Photo by k.fitz photography

A dish with avocado, crispy pigs ears, poblano pepper cream and dried pimento provides a preview of the fare at The Octagon Mode. 

Ice cream sellers have a few options when the weather starts to resemble their product: gut it out, close for the season, or shift gears. Erika Stone-Miller is a gear-shifter. Now that her ice-cream truck, Ice Cubed, has shut down till spring, she has launched a dinner-party-type restaurant, The Octagon Mode (1509 W. Lawrence Ave., 773-575-4084).

Located in the space Stone-Miller originally planned to convert to a stationary Ice3, the Octagon Mode will serve dinner to anywhere from 10 to 18 people on Fridays and Saturdays, prepaid tickets only. The BYO cocktail (half-)hour and music performance portion of the evening starts at 6:30, and an eight-course menu follows at 7. Stone-Miller offers a $15 discount off the $100 ticket price to diners who submit an interesting fact about themselves.

The restaurant is named after a building style conceived of by Orson Squire Fowler, a phrenologist and amateur architect in the mid-19th century. Fowler’s octagonal houses held heat better and required less building material than rectangular structures.

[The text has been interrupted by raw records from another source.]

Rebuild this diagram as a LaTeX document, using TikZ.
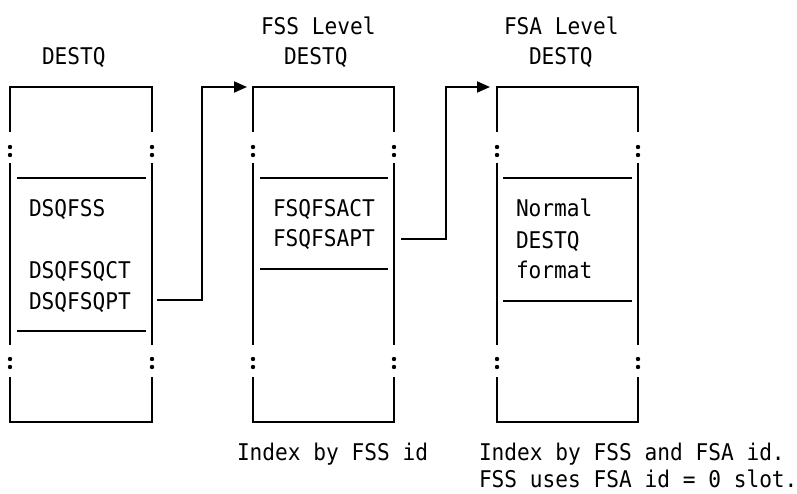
\documentclass[tikz,border=0pt]{standalone}
\usepackage{fontspec}
\usetikzlibrary{arrows.meta}
\newfontfamily\monofnt[FakeStretch=0.92]{DejaVu Sans Mono}
\tikzset{
  frame/.style={line width=1.8pt, black},
  inner/.style={line width=1.8pt, black},
  conn/.style={line width=1.8pt, black, -{Triangle[length=13pt,width=11pt]}},
  lbl/.style={anchor=base west, inner sep=0pt, outer sep=0pt, font=\monofnt\fontsize{23}{23}\selectfont},
  dot/.style={fill=black, draw=none}
}
\begin{document}
\begin{tikzpicture}[x=1pt,y=-1pt]
\useasboundingbox (0,0) rectangle (797,494);
% boxes: left/right edges
\foreach \L/\R in {10/152, 253/394, 497/638} {
  \draw[frame] (\L,132) -- (\L,87) -- (\R,87) -- (\R,132);
  \draw[frame] (\L,163) -- (\L,345);
  \draw[frame] (\R,163) -- (\R,345);
  \draw[frame] (\L,377) -- (\L,422) -- (\R,422) -- (\R,377);
  \foreach \X in {\L,\R} {
    \foreach \Y in {147,155,359,367} {
      \fill[dot] (\X,\Y) circle (2.2);
    }
  }
}
% inner separators
\draw[inner] (17,178) -- (146,178);
\draw[inner] (17,331) -- (146,331);
\draw[inner] (260,178) -- (388,178);
\draw[inner] (260,269) -- (388,269);
\draw[inner] (503,178) -- (632,178);
\draw[inner] (503,301) -- (632,301);
% headers
\node[lbl] (h1) at (42,65) {DESTQ};
\node[lbl] (h2a) at (261,35) {FSS Level};
\node[lbl] (h2b) at (284,65) {DESTQ};
\node[lbl] (h3a) at (504,35) {FSA Level};
\node[lbl] (h3b) at (529,65) {DESTQ};
% box contents
\node[lbl] (t1) at (29,217) {DSQFSS};
\node[lbl] (t2) at (29,278) {DSQFSQCT};
\node[lbl] (t3) at (29,309) {DSQFSQPT};
\node[lbl] (u1) at (273,217) {FSQFSACT};
\node[lbl] (u2) at (273,247) {FSQFSAPT};
\node[lbl] (v1) at (516,217) {Normal};
\node[lbl] (v2) at (516,248) {DESTQ};
\node[lbl] (v3) at (516,278) {format};
% footers
\node[lbl] (f1) at (237,460) {Index by FSS id};
\node[lbl] (f2) at (479,460) {Index by FSS and FSA id.};
\node[lbl] (f3) at (479,487) {FSS uses FSA id = 0 slot.};
% connectors
\coordinate (a1) at (157,300);
\coordinate (a2) at (202,300);
\coordinate (a3) at (202,87);
\coordinate (a4) at (247,87);
\coordinate (b1) at (401,239);
\coordinate (b2) at (446,239);
\coordinate (b3) at (446,87);
\coordinate (b4) at (490,87);
\draw[conn] (a1) -- (a2) -- (a3) -- (a4);
\draw[conn] (b1) -- (b2) -- (b3) -- (b4);
\end{tikzpicture}
\end{document}
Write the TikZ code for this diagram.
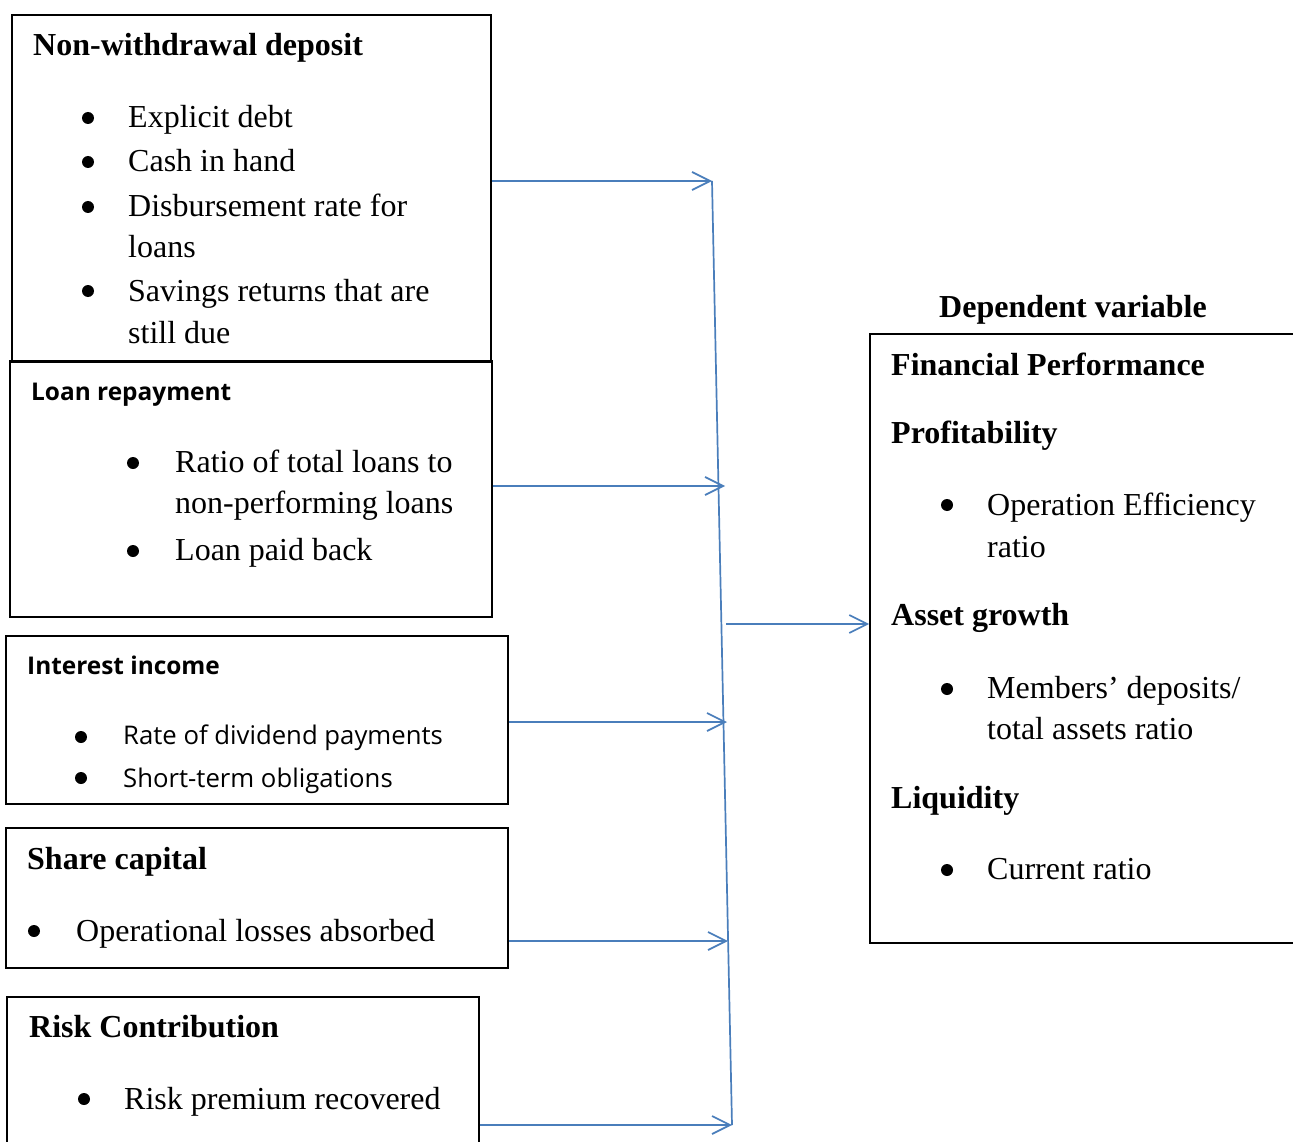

Stone-Miller, who has a degree in architecture but not in cooking, liked the idea of recognizing Fowler’s nonstandard path to success.

Stone-Miller herself will act as chef, now that Adam Harralson no longer works with Ice3. “I prefer to be in the kitchen myself,” she says. “I’m too much of a control freak.”

And even though the truck is parked, frozen treats aren’t totally frozen out. “Ice cream will probably be a part of every dessert,” Stone-Miller says.